Gender roles and views of sexuality, in Lutheranism, mirror the social contexts in which Lutherans live, as they do for all Christians. Like all Protestant denominations, beliefs about gender and sexuality break down not on denominational lines but on conservative/liberal lines. There is not a distinctive Lutheran teaching, and conservative Lutherans have more in common with their conservative Catholic and Protestant colleagues from other denominations than with liberal Lutherans (who, in turn, have more in common with liberal colleagues from other denominations).
Lutheran churches in Europe tend to be quite liberal, working for the equality of women, and not believing homosexuality to be a sin. This is less so in rural than in urban parishes. Some Lutheran churches in the United States began ordaining women to the ministry in 1970. The more conservative Lutheran Church-Missouri Synod still does not ordain women.
On the question of homosexuality, German and Swedish Lutherans allow gay clergy and bless same-sex unions.

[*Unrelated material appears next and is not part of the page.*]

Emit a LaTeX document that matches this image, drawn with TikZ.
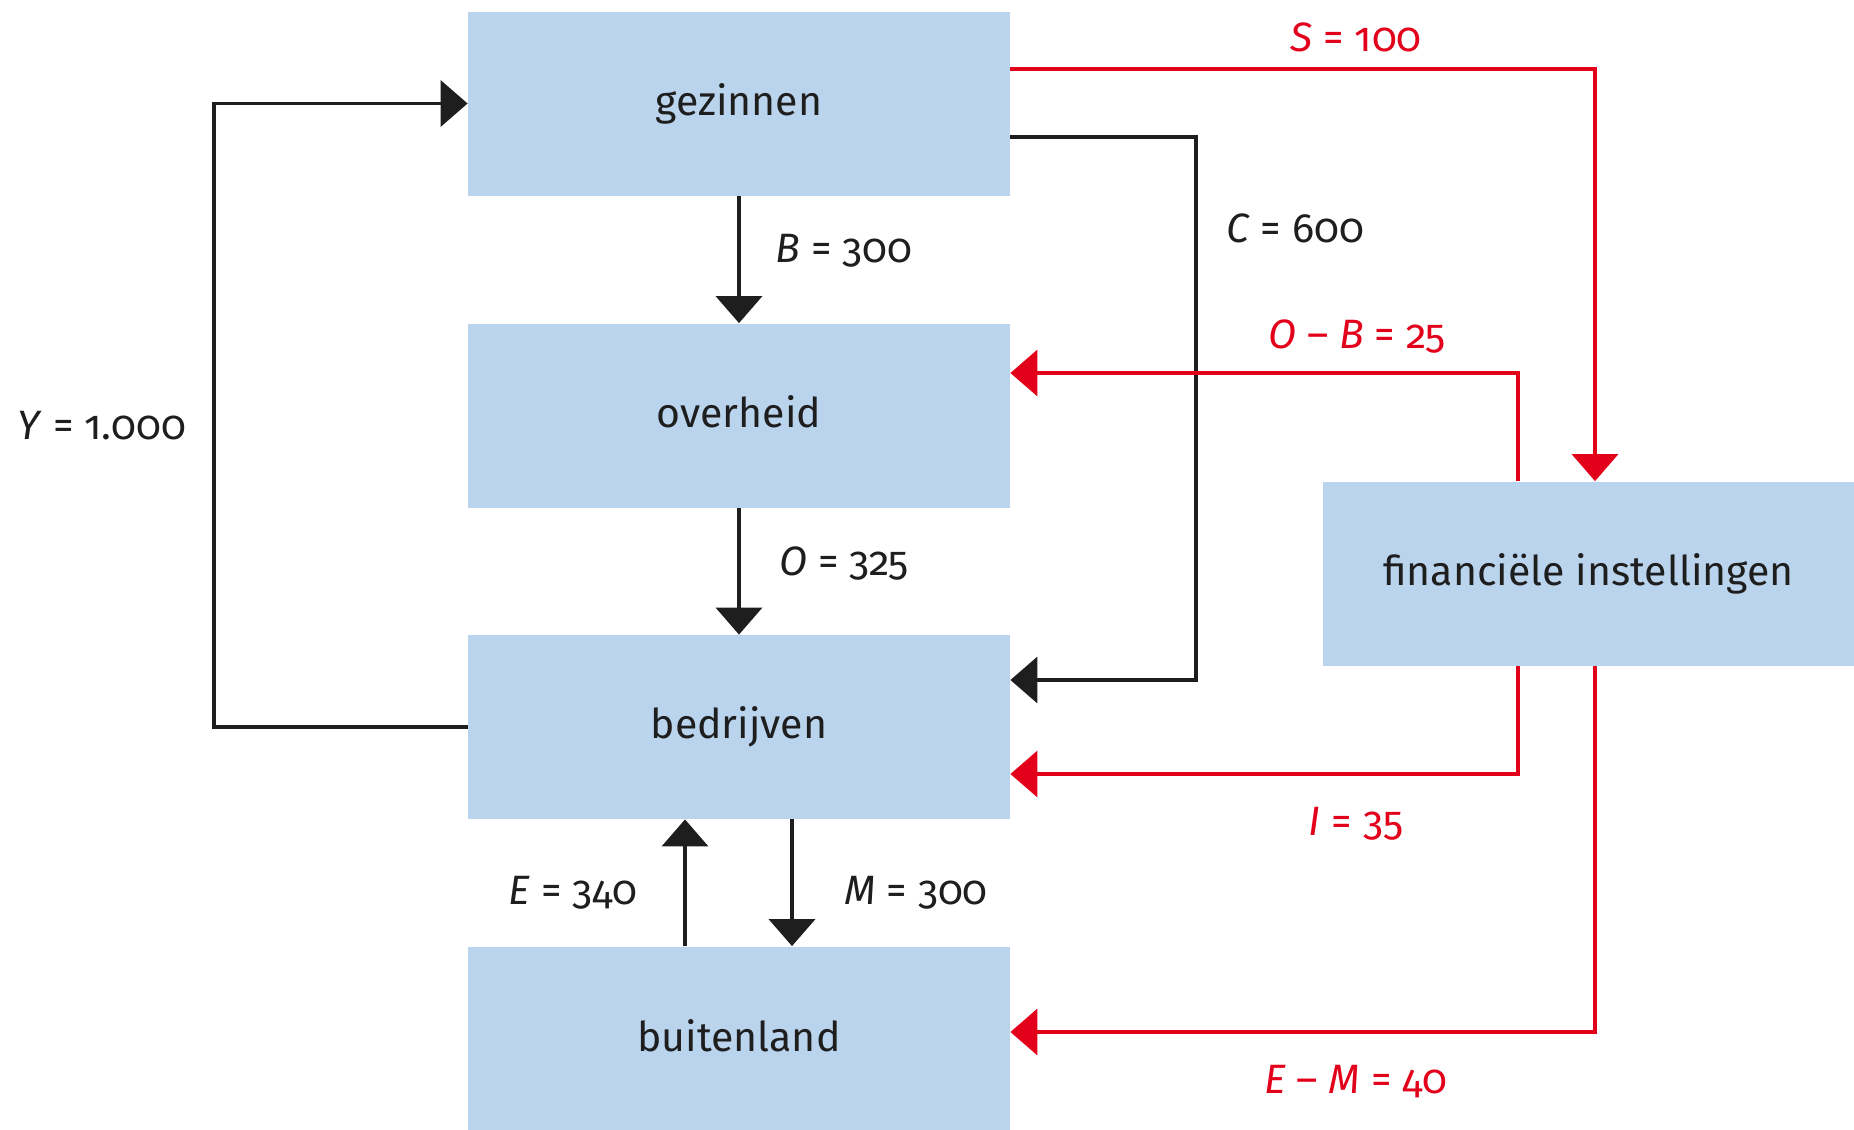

The Finnish church is divided, but many bishops support the ordination of gay clergy and the blessing of same-sex unions. In the United States, the more liberal Evangelical Lutheran Church in America (the largest Lutheran denomination) ordains gay clergy but expects them to remain celibate. While it is currently studying the issue of homosexuality, it has issued statements affirming the civil rights of gays and lesbians and welcoming them into Lutheran churches. But the ELCA does not at this time bless same-sex unions, or ordain non-celibate gay clergy. The Lutheran Church-Missouri Synod believes that homosexuality is clearly condemned in scripture. They do not ordain gay clergy or bless same sex unions.